A Verdade Científica e a Construção do Conhecimento

Desde a época de filósofos como Descartes e Bacon, a ciência começou a buscar uma verdade “objetiva” que pudesse ser testada e comprovada. Descartes, com seu método de dúvida, insistia que nada deve ser tomado como verdade até que possa ser rigorosamente provado. Com isso, a ciência foi se estabelecendo como um espaço de busca metódica pela verdade, onde teorias são construídas, testadas e revisadas, e a realidade é algo que se desvela por meio de experimentos e comprovações. Isso não significa que a ciência tenha certezas absolutas – ela, na verdade, progride a partir da possibilidade de estar errada e melhorar teorias.

Para Karl Popper, outro grande nome da Filosofia da Ciência, o critério de demarcação entre ciência e não-ciência é a possibilidade de falsificação. Uma teoria científica, para Popper, deve ser capaz de ser provada errada. Se uma hipótese não pode ser testada ou falsificada, então ela não pertence ao campo da ciência. Esse critério, portanto, reforça a ideia de que a ciência é um processo contínuo de aperfeiçoamento do conhecimento.

O Surgimento da Pós-Verdade

Agora, imagine como esse edifício sólido da ciência lida com o fenômeno da pós-verdade. Em 2016, a palavra “pós-verdade” foi eleita como “Palavra do Ano” pelo Oxford Dictionaries, definindo-a como “relativa ou denotativa de circunstâncias nas quais os fatos objetivos são menos influentes na formação da opinião pública do que os apelos à emoção e às crenças pessoais”. A pós-verdade não nega os fatos, mas os relega a um papel secundário quando comparados às narrativas que servem a interesses específicos ou aos apelos emocionais.

É como se as redes sociais tivessem criado uma “feira livre” de verdades, onde a realidade científica concorre com teorias da conspiração, pseudociência e opiniões subjetivas. Pessoas podem escolher a versão da realidade que melhor se adapta ao que elas querem acreditar. Mas, se a ciência sempre se apoiou em evidências e métodos rigorosos para alcançar a verdade, como lidar com essa tendência de validar “verdades” que ignoram essas premissas?

O Papel da Filosofia da Ciência no Combate à Pós-Verdade

A Filosofia da Ciência pode nos ajudar a entender o valor da verdade científica e o perigo de abrir mão dela. Ao esclarecer o que diferencia ciência de opinião, esse campo da filosofia destaca a importância de critérios como objetividade, verificabilidade e, especialmente, falsificabilidade para fundamentar nossas crenças.
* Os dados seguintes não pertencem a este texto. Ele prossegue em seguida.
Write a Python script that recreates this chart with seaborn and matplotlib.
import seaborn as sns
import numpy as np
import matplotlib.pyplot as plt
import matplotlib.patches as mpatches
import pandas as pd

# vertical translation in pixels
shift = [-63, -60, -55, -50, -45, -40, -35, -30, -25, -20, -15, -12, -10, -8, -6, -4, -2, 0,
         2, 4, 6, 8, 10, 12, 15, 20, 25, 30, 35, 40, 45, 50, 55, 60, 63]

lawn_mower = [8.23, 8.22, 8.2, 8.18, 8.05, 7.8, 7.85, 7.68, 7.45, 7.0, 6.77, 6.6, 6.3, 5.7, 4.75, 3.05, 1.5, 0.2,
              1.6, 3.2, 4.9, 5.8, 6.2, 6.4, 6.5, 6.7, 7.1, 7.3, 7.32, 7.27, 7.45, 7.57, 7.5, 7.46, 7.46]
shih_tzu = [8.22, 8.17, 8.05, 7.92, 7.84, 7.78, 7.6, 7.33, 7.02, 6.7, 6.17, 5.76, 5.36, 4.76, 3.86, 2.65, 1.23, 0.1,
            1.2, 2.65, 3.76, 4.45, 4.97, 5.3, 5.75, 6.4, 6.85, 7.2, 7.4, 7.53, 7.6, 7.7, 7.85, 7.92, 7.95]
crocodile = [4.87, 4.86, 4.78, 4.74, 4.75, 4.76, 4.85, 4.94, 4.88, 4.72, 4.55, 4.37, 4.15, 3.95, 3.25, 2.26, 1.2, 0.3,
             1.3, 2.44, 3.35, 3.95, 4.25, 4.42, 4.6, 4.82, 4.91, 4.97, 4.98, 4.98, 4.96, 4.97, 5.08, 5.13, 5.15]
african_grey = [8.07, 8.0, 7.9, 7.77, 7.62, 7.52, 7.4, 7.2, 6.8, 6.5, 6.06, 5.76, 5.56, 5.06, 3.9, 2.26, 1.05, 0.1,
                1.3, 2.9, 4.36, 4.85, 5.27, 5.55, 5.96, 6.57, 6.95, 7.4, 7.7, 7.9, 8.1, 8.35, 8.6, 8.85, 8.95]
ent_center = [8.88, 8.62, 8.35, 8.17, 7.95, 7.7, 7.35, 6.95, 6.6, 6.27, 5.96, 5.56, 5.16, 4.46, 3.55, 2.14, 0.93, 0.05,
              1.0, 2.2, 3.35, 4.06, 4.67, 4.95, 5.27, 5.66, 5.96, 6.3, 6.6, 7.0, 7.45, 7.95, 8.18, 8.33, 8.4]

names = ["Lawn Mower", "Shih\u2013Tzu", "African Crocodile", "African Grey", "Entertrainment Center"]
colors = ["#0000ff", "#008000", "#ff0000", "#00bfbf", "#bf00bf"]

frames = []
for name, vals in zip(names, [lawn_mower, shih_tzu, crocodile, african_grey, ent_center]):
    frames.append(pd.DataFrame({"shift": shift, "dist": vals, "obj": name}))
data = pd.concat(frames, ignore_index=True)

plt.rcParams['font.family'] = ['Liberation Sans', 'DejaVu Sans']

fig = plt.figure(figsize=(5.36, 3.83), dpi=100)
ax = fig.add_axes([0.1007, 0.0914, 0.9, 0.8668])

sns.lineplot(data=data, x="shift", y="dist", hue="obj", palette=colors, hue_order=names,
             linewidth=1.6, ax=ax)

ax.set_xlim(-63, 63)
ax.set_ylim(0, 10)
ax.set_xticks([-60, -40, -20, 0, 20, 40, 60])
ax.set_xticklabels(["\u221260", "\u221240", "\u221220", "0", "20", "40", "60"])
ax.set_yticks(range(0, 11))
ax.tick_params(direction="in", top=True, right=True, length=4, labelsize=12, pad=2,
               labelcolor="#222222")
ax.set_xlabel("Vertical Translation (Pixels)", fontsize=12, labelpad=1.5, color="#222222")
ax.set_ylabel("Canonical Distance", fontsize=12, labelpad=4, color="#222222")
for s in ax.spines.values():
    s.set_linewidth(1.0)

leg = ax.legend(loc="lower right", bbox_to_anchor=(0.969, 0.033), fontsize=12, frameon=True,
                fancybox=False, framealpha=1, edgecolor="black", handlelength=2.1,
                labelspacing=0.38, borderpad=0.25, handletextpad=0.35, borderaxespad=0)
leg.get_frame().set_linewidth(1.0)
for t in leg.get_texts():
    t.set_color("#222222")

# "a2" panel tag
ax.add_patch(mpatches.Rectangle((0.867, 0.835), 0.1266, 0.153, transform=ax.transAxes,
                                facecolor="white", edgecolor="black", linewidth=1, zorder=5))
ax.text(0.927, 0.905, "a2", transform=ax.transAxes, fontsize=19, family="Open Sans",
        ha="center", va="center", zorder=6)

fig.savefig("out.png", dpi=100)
Em uma era de pós-verdade, onde o volume de informações falsas é altíssimo, a Filosofia da Ciência atua como uma âncora, relembrando-nos de que o processo científico não é apenas uma questão de opinião, mas de testes rigorosos e comprovações.
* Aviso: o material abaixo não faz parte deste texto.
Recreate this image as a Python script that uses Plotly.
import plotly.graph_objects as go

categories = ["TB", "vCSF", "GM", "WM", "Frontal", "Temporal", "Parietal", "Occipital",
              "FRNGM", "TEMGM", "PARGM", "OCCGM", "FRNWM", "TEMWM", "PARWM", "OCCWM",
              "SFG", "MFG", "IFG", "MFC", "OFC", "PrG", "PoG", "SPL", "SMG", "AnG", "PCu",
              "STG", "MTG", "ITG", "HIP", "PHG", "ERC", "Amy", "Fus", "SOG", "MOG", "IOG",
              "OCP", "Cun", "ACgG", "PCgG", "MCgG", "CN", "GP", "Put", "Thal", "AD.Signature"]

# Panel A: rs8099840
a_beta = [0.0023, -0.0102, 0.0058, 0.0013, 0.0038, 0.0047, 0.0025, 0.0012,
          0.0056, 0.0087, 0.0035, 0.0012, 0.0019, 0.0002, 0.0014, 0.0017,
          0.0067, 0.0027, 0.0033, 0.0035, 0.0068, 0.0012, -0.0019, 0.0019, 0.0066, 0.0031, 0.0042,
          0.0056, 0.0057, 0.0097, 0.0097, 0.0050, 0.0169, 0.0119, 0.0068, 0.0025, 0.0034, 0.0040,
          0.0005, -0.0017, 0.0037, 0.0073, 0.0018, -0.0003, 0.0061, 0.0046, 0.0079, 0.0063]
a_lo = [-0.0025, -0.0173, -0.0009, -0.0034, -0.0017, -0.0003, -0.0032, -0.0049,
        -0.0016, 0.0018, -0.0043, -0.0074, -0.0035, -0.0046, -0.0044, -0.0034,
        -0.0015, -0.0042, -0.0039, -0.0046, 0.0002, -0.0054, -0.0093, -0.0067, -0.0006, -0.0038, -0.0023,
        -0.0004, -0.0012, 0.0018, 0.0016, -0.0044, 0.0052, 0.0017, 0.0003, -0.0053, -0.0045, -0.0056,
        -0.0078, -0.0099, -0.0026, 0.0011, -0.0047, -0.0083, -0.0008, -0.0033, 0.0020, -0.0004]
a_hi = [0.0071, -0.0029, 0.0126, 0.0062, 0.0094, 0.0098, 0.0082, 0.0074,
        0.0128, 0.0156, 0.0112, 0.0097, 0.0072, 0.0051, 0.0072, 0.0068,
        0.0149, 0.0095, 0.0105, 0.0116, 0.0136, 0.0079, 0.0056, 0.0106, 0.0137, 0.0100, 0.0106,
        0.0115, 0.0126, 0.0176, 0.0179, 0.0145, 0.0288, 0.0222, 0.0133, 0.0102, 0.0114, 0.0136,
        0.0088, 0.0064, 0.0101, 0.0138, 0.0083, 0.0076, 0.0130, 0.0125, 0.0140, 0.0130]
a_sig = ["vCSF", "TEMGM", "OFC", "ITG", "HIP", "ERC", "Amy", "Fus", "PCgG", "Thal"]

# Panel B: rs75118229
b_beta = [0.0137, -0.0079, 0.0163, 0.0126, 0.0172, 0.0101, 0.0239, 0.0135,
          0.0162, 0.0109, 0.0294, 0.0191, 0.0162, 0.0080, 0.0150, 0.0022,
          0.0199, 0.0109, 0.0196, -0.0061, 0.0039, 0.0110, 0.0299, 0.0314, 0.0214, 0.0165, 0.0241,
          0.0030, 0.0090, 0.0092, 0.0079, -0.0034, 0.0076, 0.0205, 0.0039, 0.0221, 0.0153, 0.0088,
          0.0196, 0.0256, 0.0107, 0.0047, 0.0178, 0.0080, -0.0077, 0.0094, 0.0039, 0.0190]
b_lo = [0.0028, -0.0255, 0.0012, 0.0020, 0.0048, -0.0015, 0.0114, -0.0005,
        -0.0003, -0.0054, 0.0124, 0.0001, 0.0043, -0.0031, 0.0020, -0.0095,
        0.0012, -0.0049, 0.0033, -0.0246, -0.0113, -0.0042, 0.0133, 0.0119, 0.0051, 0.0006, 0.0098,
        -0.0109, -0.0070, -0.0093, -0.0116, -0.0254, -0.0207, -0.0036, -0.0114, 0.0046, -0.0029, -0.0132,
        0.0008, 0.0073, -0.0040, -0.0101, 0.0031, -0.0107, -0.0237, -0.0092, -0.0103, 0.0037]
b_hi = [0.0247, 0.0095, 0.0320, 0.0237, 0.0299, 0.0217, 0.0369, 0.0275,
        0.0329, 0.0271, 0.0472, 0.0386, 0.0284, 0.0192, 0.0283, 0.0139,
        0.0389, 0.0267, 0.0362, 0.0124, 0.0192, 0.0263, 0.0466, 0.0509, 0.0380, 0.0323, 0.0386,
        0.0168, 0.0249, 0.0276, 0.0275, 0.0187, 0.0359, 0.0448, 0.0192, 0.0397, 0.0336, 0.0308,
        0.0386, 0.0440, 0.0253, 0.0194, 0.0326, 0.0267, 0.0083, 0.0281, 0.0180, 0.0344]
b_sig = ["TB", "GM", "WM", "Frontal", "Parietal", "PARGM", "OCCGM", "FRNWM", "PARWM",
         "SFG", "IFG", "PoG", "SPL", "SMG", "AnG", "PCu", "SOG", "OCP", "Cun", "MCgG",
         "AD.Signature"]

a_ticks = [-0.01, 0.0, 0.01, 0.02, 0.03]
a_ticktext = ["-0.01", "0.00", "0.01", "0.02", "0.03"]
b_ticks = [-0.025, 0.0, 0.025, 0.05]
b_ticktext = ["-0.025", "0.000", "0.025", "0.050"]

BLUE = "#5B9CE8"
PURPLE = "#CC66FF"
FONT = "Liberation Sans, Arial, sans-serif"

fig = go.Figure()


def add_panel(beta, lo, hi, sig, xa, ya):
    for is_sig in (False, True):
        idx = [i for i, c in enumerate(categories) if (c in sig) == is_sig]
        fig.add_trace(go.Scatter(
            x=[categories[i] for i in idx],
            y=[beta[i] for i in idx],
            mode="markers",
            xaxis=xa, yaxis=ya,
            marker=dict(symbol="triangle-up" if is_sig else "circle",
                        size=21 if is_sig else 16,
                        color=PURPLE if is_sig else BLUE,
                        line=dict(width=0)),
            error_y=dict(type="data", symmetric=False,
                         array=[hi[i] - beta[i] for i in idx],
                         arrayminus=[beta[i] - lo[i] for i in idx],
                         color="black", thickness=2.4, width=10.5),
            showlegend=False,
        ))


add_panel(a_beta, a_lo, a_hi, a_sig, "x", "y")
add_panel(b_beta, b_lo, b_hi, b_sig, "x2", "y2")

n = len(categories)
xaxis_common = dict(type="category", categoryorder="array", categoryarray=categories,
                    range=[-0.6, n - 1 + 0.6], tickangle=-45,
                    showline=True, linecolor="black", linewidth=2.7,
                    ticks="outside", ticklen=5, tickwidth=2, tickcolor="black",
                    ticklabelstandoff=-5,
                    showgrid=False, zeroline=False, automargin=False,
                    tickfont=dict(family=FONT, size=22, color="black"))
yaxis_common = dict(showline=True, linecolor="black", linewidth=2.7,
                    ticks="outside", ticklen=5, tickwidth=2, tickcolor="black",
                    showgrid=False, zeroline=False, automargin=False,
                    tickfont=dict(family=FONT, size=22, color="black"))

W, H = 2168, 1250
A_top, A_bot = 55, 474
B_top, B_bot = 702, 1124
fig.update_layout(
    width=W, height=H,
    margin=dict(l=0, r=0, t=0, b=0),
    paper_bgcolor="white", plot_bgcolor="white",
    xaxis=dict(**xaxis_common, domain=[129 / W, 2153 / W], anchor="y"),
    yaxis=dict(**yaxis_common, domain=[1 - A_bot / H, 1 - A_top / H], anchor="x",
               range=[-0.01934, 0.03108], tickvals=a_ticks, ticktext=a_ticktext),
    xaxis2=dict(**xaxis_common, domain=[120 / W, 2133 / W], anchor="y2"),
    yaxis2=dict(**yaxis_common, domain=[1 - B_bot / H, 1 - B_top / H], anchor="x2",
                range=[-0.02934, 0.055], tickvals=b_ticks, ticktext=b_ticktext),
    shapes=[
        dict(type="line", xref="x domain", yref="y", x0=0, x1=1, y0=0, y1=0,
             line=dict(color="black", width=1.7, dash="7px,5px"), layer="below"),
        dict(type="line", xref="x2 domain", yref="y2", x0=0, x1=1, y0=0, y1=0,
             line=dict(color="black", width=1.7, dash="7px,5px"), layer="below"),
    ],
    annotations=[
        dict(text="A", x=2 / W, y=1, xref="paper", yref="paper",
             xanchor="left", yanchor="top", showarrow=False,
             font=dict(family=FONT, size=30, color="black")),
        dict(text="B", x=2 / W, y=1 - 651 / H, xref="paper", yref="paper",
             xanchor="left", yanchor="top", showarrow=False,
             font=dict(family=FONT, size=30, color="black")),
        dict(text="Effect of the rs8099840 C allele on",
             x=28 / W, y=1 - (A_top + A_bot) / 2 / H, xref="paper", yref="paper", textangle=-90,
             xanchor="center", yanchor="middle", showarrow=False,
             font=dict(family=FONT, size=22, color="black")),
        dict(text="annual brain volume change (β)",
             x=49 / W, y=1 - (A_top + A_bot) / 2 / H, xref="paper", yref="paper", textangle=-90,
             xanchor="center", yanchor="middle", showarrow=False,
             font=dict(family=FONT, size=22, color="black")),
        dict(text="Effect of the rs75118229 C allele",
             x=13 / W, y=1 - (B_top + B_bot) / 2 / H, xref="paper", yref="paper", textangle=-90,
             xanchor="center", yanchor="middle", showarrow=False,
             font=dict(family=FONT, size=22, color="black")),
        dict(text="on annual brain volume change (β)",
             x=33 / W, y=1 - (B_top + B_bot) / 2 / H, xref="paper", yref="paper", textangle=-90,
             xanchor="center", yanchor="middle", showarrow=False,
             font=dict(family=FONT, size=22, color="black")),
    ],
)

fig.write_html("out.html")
O filósofo da ciência Thomas Kuhn trouxe uma contribuição interessante com sua teoria das revoluções científicas. Segundo Kuhn, a ciência progride por meio de paradigmas – formas dominantes de entender o mundo – que, de tempos em tempos, são substituídos por novos paradigmas quando a ciência avança. Isso mostra que o conhecimento científico não é estático; ele é dinâmico e, justamente por ser dinâmico, precisa de um sistema estruturado para garantir que novas ideias sejam rigorosamente testadas antes de serem aceitas. Em tempos de pós-verdade, onde o que é novo às vezes é aceito sem critérios, essa visão de Kuhn nos lembra que revoluções científicas não acontecem sem método.
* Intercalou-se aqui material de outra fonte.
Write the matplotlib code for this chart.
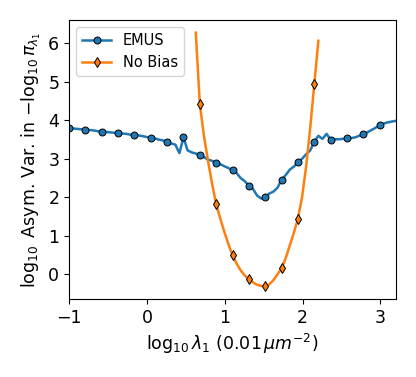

O Futuro da Verdade Científica

Talvez o maior desafio da ciência atual seja recuperar seu lugar como fonte de verdade confiável num mundo de pós-verdade. A Filosofia da Ciência nos fornece ferramentas e critérios para entender e defender o valor do conhecimento científico. Mas isso exige, de nossa parte, uma postura crítica diante das informações que consumimos e uma valorização da ciência como um processo que, embora imperfeito, busca um entendimento cada vez mais profundo da realidade.

A era da pós-verdade pode até nos confundir, mas a ciência nos lembra que, por mais atraente que uma narrativa pessoal ou emocional possa ser, a busca pela verdade exige disciplina, ceticismo e, acima de tudo, um compromisso com a realidade que vai além das nossas crenças individuais. Em tempos como esses, talvez a lição mais importante seja esta: a verdade pode ser inconveniente, mas ela é essencial.